**What is required:**
Repeat exactly the lines running from the first line of the data to the line containing "b_yticks = [0, 0.5, 1, 1.5, 2, 2.5, 3]", both ends included, and nothing else; drop the pictures.

[Start Collected data]

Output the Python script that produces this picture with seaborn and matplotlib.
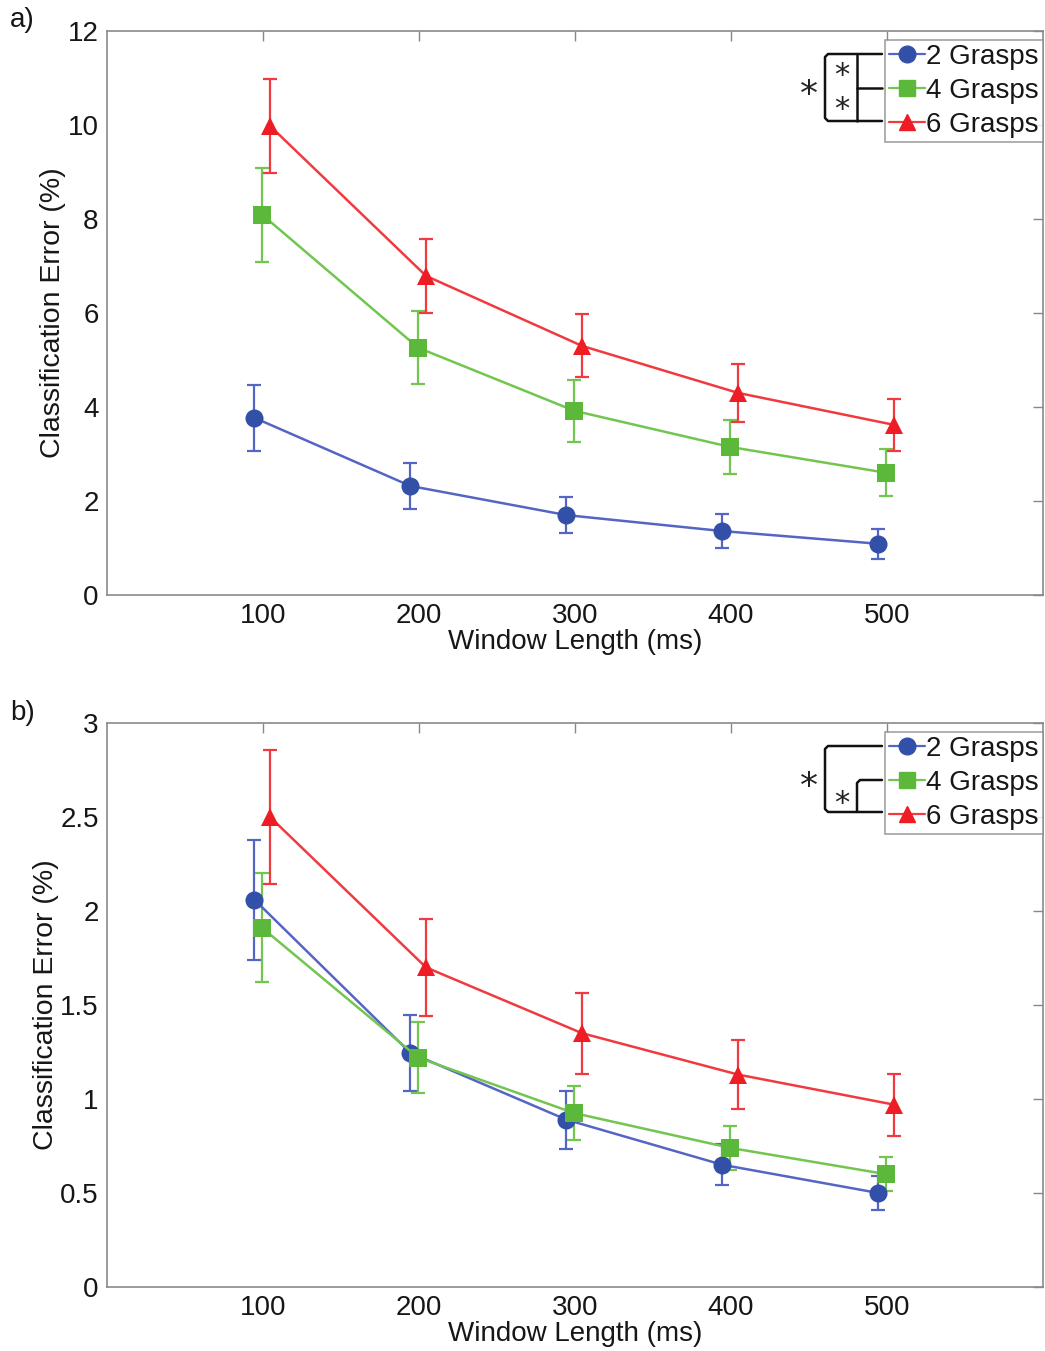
import numpy as np
import pandas as pd
import matplotlib
matplotlib.use("Agg")
import matplotlib.pyplot as plt
from matplotlib.ticker import FormatStrFormatter
import seaborn as sns

# Window lengths (ms) and group names
windows = [100, 200, 300, 400, 500]
groups = ["2 Grasps", "4 Grasps", "6 Grasps"]

# Panel a) mean classification error (%) and error-bar half widths
a_mean_2 = [3.77, 2.32, 1.70, 1.36, 1.09]
a_err_2 = [0.70, 0.48, 0.39, 0.36, 0.32]
a_mean_4 = [8.09, 5.26, 3.92, 3.15, 2.60]
a_err_4 = [1.00, 0.78, 0.66, 0.57, 0.50]
a_mean_6 = [9.98, 6.79, 5.30, 4.30, 3.62]
a_err_6 = [1.00, 0.78, 0.67, 0.62, 0.55]

# Panel b) mean classification error (%) and error-bar half widths
b_mean_2 = [2.06, 1.245, 0.89, 0.65, 0.50]
b_err_2 = [0.32, 0.20, 0.155, 0.11, 0.09]
b_mean_4 = [1.91, 1.22, 0.925, 0.74, 0.60]
b_err_4 = [0.29, 0.19, 0.145, 0.115, 0.09]
b_mean_6 = [2.50, 1.70, 1.35, 1.13, 0.97]
b_err_6 = [0.355, 0.26, 0.215, 0.185, 0.165]

# Tick values
a_yticks = [0, 2, 4, 6, 8, 10, 12]
b_yticks = [0, 0.5, 1, 1.5, 2, 2.5, 3]

# Styling per group
colors = {"2 Grasps": "#3350A8", "4 Grasps": "#5CB83A", "6 Grasps": "#EE1C24"}
line_colors = {"2 Grasps": "#5565C4", "4 Grasps": "#72C650", "6 Grasps": "#F03A40"}
markers = {"2 Grasps": "o", "4 Grasps": "s", "6 Grasps": "^"}
dodge = {"2 Grasps": -5.5, "4 Grasps": -0.5, "6 Grasps": 4.5}


def make_frame(means, errs):
    rows = []
    for g, m, e in zip(groups, means, errs):
        for w, mv, ev in zip(windows, m, e):
            rows.append({"window": w, "group": g, "error": mv, "sem": ev})
    df = pd.DataFrame(rows)
    df["xpos"] = df["window"] + df["group"].map(dodge)
    return df


sns.set_theme(style="white")
plt.rcParams["font.family"] = ["Liberation Sans", "DejaVu Sans"]

fig = plt.figure(figsize=(10.45, 13.51), dpi=100)
ax_a = fig.add_axes([107 / 1045, 1 - 595 / 1351, (1043 - 107) / 1045, (595 - 31) / 1351])
ax_b = fig.add_axes([107 / 1045, 1 - 1287 / 1351, (1043 - 107) / 1045, (1287 - 723) / 1351])

FS = 20
TXT = "#161616"


def draw_panel(ax, df, yticks, ylim):
    for g in groups:
        sub = df[df["group"] == g]
        ax.errorbar(sub["xpos"], sub["error"], yerr=sub["sem"], fmt="none",
                    ecolor=line_colors[g], elinewidth=1.6, capsize=4.7, capthick=1.6,
                    zorder=2)
    sns.lineplot(data=df, x="xpos", y="error", hue="group", style="group",
                 hue_order=groups, style_order=groups,
                 palette=line_colors, markers=markers, dashes=False,
                 markersize=13, markeredgewidth=0, linewidth=1.8,
                 sort=True, estimator=None, ax=ax, zorder=3, legend=False)
    # recolour marker faces to the saturated group colours
    for line, g in zip(ax.get_lines()[-len(groups):], groups):
        line.set_markerfacecolor(colors[g])
        line.set_markeredgecolor(colors[g])
    ax.set_xlim(0, 600)
    ax.set_ylim(*ylim)
    ax.set_xticks(windows)
    ax.set_yticks(yticks)
    ax.yaxis.set_major_formatter(FormatStrFormatter("%g"))
    ax.tick_params(direction="in", length=7, width=1, color="#888888",
                   top=True, right=True, labelsize=FS, labelcolor=TXT, pad=6)
    for s in ax.spines.values():
        s.set_color("#8a8a8a")
        s.set_linewidth(1.2)
    ax.set_xlabel("Window Length (ms)", fontsize=FS, color=TXT, labelpad=0)
    ax.set_ylabel("Classification Error (%)", fontsize=FS + 0.5, color=TXT, labelpad=1)

    # legend box with line+marker handles
    handles = [plt.Line2D([], [], color=line_colors[g], marker=markers[g],
                          markerfacecolor=colors[g], markeredgecolor=colors[g],
                          markersize=12, linewidth=1.6) for g in groups]
    leg = ax.legend(handles, groups, loc="upper right", bbox_to_anchor=(1.0, 0.984),
                    fontsize=FS, frameon=True, fancybox=False, handlelength=1.3,
                    handletextpad=0.05, borderpad=0.15, labelspacing=0.28,
                    borderaxespad=0.0)
    leg.get_frame().set_edgecolor("#8a8a8a")
    leg.get_frame().set_linewidth(1.2)
    for t in leg.get_texts():
        t.set_color(TXT)


draw_panel(ax_a, make_frame([a_mean_2, a_mean_4, a_mean_6], [a_err_2, a_err_4, a_err_6]),
           a_yticks, (0, 12))
draw_panel(ax_b, make_frame([b_mean_2, b_mean_4, b_mean_6], [b_err_2, b_err_4, b_err_6]),
           b_yticks, (0, 3))


# Significance brackets beside the legends (figure pixel coordinates)
def px(x, y):
    return x / 1045, 1 - y / 1351


def seg(points):
    xs, ys = zip(*[px(*p) for p in points])
    fig.add_artist(plt.Line2D(xs, ys, color="#111111", linewidth=1.8,
                              transform=fig.transFigure, solid_joinstyle="round"))


def star(x, y, size=26):
    fx, fy = px(x, y)
    fig.text(fx, fy, "*", fontsize=size, ha="center", va="center", color="#222222",
             family="DejaVu Sans")


# panel a: 2-6 outer, 2-4 and 4-6 inner
seg([(882, 54), (828, 54), (825, 57), (825, 118), (828, 121), (882, 121)])
seg([(857, 54), (857, 121)])
seg([(857, 88), (882, 88)])
star(809, 95)
star(842, 76, 22)
star(842, 110, 22)

# panel b: 2-6 outer, 4-6 inner
seg([(882, 746), (828, 746), (825, 749), (825, 809), (828, 812), (882, 812)])
seg([(882, 780), (860, 780), (857, 783), (857, 812)])
star(809, 787)
star(842, 804, 22)

# panel letters
fig.text(10 / 1045, 1 - 20 / 1351, "a)", fontsize=FS, va="center", ha="left", color=TXT)
fig.text(10 / 1045, 1 - 713 / 1351, "b)", fontsize=FS, va="center", ha="left", color=TXT)

fig.savefig("out.png", dpi=100, facecolor="white")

[End Collected data]

**Final result:**
Output the Python script that produces this picture with seaborn and matplotlib.
import numpy as np
import pandas as pd
import matplotlib
matplotlib.use("Agg")
import matplotlib.pyplot as plt
from matplotlib.ticker import FormatStrFormatter
import seaborn as sns

# Window lengths (ms) and group names
windows = [100, 200, 300, 400, 500]
groups = ["2 Grasps", "4 Grasps", "6 Grasps"]

# Panel a) mean classification error (%) and error-bar half widths
a_mean_2 = [3.77, 2.32, 1.70, 1.36, 1.09]
a_err_2 = [0.70, 0.48, 0.39, 0.36, 0.32]
a_mean_4 = [8.09, 5.26, 3.92, 3.15, 2.60]
a_err_4 = [1.00, 0.78, 0.66, 0.57, 0.50]
a_mean_6 = [9.98, 6.79, 5.30, 4.30, 3.62]
a_err_6 = [1.00, 0.78, 0.67, 0.62, 0.55]

# Panel b) mean classification error (%) and error-bar half widths
b_mean_2 = [2.06, 1.245, 0.89, 0.65, 0.50]
b_err_2 = [0.32, 0.20, 0.155, 0.11, 0.09]
b_mean_4 = [1.91, 1.22, 0.925, 0.74, 0.60]
b_err_4 = [0.29, 0.19, 0.145, 0.115, 0.09]
b_mean_6 = [2.50, 1.70, 1.35, 1.13, 0.97]
b_err_6 = [0.355, 0.26, 0.215, 0.185, 0.165]

# Tick values
a_yticks = [0, 2, 4, 6, 8, 10, 12]
b_yticks = [0, 0.5, 1, 1.5, 2, 2.5, 3]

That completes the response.